With more and more consumers using the Internet, online retail is booming. When it comes to shipping all these goods, warehouse workers try to stack as many packages as possible on each pallet. This means that fewer trucks are needed for road transport, and the environment benefits as a result. Soon these workers may be using optical head-mounted displays (OHMDs), which will provide them with helpful information as they stack pallets. Based on a technology known as augmented reality, this digital assistant was designed by researchers from the Fraunhofer Institute for Material Flow and Logistics IML.
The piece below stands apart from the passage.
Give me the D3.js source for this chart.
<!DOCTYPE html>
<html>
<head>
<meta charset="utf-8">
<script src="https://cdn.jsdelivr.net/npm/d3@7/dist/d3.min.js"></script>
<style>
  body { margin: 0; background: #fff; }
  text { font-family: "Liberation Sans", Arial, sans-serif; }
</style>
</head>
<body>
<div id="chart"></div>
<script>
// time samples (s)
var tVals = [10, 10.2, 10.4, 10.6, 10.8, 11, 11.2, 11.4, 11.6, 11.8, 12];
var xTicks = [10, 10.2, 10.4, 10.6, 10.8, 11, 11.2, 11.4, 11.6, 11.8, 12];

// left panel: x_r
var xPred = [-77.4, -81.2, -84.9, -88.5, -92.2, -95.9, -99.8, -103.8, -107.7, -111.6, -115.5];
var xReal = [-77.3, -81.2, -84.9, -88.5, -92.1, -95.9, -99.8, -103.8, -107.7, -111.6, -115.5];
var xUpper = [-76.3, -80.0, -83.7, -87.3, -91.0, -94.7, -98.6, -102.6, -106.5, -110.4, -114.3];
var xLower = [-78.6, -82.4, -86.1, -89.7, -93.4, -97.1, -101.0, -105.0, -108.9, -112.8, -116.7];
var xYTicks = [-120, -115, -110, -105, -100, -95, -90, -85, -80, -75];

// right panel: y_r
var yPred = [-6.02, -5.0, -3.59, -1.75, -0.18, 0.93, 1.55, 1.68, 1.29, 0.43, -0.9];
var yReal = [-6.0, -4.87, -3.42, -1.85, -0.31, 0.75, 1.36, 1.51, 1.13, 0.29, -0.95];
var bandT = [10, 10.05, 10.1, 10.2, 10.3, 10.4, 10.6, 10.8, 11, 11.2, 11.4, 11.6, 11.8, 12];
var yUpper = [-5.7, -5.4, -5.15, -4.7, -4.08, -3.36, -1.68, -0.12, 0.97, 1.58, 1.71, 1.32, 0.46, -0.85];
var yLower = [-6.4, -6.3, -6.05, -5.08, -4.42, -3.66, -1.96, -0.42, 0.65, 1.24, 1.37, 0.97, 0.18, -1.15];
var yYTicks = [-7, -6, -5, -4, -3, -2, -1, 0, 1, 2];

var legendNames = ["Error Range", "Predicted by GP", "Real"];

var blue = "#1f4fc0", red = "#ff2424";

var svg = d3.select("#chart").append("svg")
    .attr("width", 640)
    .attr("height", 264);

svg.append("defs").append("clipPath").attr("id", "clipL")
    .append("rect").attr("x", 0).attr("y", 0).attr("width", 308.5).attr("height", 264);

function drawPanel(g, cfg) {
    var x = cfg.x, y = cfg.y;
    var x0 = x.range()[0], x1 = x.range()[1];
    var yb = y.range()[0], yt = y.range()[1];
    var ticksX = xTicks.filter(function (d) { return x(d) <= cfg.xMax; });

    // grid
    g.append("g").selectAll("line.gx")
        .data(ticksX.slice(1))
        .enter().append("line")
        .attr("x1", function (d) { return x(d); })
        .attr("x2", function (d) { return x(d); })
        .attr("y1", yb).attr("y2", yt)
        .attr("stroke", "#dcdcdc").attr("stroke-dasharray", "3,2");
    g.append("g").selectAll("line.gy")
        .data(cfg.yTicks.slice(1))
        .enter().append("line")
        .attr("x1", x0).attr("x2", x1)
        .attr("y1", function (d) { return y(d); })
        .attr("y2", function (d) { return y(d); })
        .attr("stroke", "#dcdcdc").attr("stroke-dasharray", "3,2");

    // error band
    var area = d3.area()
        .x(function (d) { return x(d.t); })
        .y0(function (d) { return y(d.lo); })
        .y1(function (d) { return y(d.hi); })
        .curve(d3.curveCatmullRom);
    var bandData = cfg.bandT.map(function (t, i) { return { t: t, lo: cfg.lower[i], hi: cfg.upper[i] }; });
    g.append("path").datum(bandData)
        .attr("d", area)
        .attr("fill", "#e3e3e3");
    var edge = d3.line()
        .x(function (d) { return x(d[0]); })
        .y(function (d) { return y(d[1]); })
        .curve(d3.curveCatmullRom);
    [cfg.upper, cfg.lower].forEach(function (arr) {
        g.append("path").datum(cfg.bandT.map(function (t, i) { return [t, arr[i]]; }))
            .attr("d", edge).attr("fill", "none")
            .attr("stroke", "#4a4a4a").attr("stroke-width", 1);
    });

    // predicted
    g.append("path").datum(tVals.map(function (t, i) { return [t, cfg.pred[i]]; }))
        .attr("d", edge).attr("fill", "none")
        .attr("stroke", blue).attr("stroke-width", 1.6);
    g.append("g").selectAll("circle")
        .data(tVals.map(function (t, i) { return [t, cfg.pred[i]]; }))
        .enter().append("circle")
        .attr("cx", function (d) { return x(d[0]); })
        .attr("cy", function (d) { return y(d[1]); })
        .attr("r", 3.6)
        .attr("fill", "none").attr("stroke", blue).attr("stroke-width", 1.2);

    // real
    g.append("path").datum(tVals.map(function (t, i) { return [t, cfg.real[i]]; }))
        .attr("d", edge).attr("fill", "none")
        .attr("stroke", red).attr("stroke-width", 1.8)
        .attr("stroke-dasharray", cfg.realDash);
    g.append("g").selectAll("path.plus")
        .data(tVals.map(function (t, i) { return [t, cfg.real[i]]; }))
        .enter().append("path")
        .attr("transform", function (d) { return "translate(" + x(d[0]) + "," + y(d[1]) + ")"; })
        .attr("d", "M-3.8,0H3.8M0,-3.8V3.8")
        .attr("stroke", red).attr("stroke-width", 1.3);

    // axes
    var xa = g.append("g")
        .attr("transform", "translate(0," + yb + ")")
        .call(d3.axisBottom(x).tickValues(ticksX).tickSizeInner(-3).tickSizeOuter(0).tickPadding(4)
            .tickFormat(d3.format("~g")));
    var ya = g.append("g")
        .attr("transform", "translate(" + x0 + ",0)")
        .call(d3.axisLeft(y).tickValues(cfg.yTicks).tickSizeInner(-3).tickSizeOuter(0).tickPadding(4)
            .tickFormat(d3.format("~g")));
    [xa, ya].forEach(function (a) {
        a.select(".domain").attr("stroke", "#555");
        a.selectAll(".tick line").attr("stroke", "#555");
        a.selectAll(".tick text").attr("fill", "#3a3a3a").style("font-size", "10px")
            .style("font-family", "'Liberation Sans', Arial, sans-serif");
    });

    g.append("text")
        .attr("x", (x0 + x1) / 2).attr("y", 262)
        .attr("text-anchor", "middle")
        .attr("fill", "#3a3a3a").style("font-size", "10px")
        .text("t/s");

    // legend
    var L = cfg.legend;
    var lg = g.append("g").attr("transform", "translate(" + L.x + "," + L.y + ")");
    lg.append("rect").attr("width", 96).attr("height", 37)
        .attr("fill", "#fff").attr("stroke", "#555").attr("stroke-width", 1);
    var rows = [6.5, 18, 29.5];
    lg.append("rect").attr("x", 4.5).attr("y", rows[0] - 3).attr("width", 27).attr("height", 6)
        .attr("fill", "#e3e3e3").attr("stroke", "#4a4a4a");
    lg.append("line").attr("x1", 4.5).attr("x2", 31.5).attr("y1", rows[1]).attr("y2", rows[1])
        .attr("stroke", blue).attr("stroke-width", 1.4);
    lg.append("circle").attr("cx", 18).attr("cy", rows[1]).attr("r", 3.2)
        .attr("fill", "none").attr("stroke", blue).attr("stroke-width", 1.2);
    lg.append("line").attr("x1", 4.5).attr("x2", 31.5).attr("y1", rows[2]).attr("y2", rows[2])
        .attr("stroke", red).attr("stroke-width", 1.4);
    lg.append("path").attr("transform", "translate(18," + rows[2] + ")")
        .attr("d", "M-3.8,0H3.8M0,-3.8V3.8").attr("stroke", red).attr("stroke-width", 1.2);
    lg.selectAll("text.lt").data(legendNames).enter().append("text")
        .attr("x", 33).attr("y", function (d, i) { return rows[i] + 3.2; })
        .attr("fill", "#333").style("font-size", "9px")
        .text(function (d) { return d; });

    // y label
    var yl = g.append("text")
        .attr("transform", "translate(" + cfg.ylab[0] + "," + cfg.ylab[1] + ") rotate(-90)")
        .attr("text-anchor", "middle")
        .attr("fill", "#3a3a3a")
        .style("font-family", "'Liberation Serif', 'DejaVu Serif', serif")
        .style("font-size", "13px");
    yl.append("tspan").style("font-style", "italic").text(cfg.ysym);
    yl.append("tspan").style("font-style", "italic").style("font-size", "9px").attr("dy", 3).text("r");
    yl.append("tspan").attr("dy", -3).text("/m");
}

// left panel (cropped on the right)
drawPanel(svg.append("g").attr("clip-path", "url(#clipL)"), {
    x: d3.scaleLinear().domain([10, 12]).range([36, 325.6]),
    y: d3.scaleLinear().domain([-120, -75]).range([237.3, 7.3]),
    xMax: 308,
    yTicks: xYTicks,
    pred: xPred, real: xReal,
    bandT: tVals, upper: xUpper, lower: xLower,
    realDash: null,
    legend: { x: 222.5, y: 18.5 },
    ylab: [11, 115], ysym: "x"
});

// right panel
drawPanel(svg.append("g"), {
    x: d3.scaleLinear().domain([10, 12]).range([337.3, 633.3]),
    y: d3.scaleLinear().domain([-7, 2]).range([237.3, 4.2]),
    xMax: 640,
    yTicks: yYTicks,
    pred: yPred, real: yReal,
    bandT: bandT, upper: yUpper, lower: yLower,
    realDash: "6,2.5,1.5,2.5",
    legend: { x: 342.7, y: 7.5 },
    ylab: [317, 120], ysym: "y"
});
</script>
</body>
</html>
As the warehouse workers go about their job, information is displayed via the OHMD, telling them exactly what to do. For example, they see where to place individual boxes, so that they can be most effectively stacked on the pallets. This augmented reality system consists of a hardware and a software component. First, there is the OHMD itself – a Microsoft Hololens – which comprises a binocular, see-through display that augments the wearer’s actual vision by means of supplementary information projected in the line of sight. Added to this is a software component developed by Fraunhofer IML, which determines the optimal stacking plan and then checks the result. That helps the warehouse workers do a better job. “It’s important to ensure, for example, that the gap between individual boxes is as small as possible,” explains Benedikt Mättig, scientist at Fraunhofer IML. “Our aim is that the human world and technology should complement each other. For example, the warehouse workers don’t have to slavishly follow the suggested stacking plan; they can also rely on their own experience.” Right now, the system is undergoing further development for industrial applications. Mättig and his colleagues intend to integrate other types of OHMD as well.
Innovationlab Hybrid Services in Logistics
This new digital assistant is just one of many innovations to emerge at the interface where people and technology interact. And it is here – especially in the area of retail and production logistics – that researchers from Fraunhofer IML are currently focusing their energies at the Innovationlab Hybrid Services in Logistics, a research initiative that aims to develop a “social networked industry” as an alternative to factories devoid of people.
Visitors to the exhibition on the MS Wissenschaft are able to try out the OHMD developed by Fraunhofer IML – and to try their hand at stacking boxes on a pallet. The goal is to place the boxes in such a way that they take up as little space as possible. The OHMD displays a hologram showing which box should be picked up next and where it should be stacked on the pallet. The exhibition aims to encourage a discussion on how digital technologies might be used in Industrie 4.0, what kind of scope workers will have in their jobs and how the example of warehousing might indicate ways of enhancing industrial jobs.